• **Task goal**: Look through the listing for the word "matplotlib". Copy each line that has it.

• **Data entries**:
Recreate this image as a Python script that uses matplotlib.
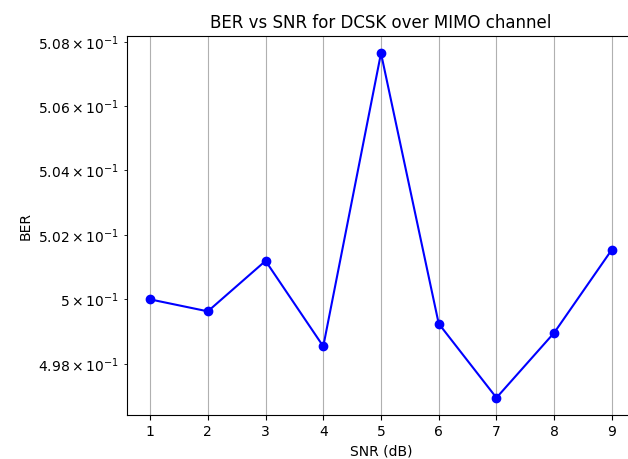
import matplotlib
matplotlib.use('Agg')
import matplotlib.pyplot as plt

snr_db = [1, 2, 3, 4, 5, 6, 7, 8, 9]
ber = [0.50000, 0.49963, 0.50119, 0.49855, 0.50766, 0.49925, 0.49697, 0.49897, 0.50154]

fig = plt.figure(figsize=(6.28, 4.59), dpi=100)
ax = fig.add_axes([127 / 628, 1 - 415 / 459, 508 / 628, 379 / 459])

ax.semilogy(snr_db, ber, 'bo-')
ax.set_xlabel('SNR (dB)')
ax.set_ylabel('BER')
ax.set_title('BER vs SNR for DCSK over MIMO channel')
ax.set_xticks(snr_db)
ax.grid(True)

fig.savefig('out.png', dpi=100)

==

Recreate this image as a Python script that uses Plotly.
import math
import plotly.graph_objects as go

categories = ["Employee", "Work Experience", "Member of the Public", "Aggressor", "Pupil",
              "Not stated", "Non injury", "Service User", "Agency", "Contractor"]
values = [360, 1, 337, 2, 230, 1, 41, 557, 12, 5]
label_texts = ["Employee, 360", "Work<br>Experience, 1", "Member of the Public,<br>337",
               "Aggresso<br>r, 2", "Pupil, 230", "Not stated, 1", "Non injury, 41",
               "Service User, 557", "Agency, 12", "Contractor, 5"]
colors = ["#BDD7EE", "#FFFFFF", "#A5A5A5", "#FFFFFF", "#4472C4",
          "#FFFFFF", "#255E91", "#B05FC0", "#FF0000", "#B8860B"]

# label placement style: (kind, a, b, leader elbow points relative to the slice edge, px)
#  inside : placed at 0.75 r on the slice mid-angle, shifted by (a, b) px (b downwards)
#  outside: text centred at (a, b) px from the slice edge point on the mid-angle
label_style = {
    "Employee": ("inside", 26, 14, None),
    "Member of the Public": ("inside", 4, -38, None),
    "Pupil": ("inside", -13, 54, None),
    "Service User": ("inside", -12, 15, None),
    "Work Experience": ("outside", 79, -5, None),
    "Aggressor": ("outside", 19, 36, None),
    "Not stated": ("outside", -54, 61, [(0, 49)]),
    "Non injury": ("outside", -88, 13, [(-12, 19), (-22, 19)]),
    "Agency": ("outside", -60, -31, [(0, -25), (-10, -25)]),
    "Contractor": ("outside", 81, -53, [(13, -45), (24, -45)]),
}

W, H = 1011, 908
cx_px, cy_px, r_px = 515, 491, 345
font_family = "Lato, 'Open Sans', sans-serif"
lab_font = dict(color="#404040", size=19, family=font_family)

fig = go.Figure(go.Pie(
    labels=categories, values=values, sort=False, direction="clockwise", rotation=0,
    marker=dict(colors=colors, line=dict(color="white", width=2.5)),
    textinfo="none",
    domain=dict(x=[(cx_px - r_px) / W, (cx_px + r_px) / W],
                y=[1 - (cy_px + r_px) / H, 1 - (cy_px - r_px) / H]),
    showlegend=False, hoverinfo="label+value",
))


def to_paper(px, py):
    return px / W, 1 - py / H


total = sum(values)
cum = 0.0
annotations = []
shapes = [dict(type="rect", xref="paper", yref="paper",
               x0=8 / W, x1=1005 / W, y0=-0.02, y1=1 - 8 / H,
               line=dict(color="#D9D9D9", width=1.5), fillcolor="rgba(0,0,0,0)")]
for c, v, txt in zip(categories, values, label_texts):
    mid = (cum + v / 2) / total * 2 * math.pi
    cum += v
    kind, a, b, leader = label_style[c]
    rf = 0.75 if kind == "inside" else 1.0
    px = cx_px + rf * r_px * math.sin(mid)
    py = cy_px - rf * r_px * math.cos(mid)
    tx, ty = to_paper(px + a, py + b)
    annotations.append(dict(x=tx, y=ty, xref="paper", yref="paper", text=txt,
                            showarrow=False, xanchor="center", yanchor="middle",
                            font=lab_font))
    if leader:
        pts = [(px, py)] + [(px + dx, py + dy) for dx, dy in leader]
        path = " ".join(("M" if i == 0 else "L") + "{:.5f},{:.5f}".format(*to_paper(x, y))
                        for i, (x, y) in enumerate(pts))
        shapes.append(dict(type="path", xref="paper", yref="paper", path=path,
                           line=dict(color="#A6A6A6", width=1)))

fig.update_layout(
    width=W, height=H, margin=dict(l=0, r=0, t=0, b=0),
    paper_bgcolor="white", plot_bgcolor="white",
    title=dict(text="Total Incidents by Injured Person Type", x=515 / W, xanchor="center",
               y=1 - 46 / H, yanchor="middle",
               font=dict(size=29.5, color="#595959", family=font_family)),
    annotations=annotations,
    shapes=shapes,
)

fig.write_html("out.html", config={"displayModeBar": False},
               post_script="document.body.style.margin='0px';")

==

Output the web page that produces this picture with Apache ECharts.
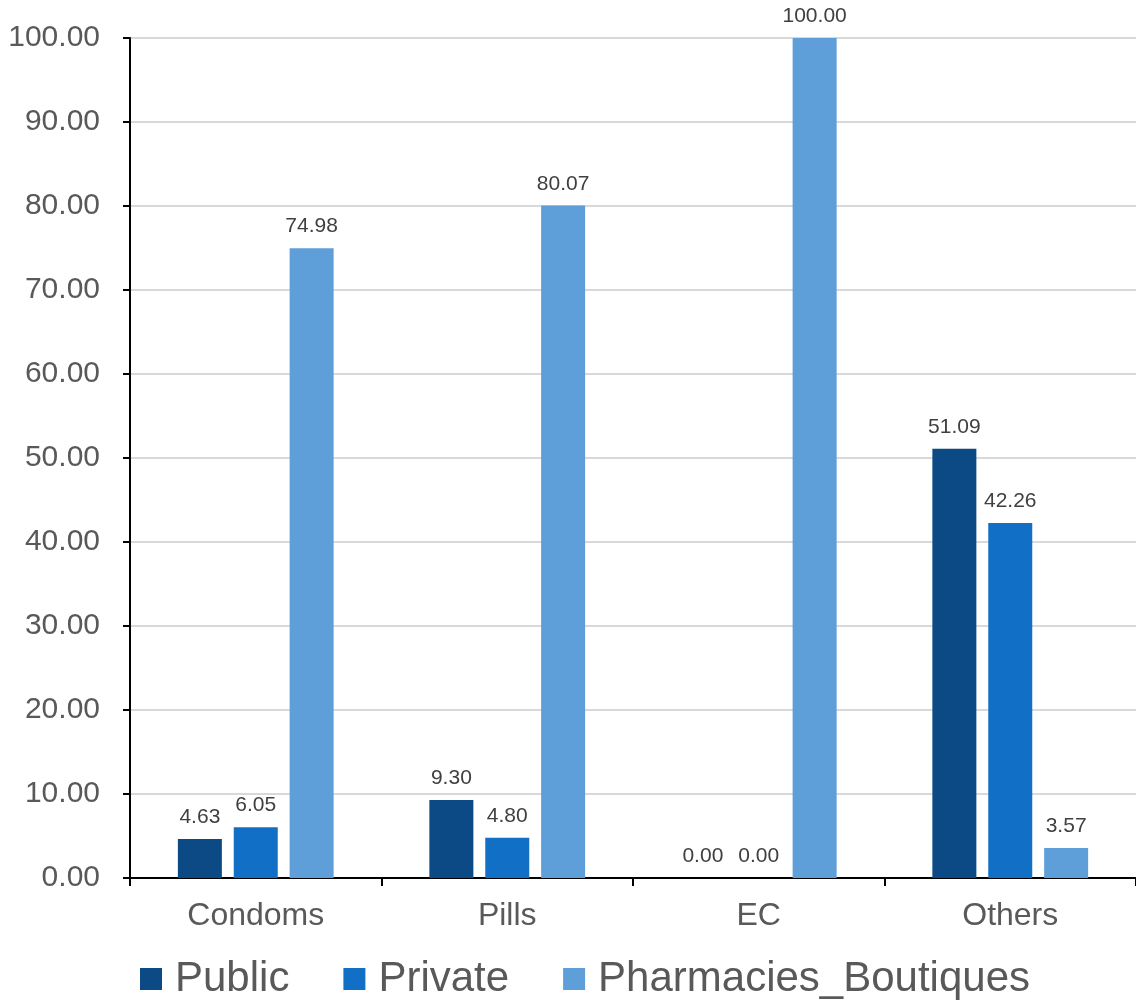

• **Task answer**:
Recreate this image as a Python script that uses matplotlib.
import matplotlib
matplotlib.use('Agg')
import matplotlib.pyplot as plt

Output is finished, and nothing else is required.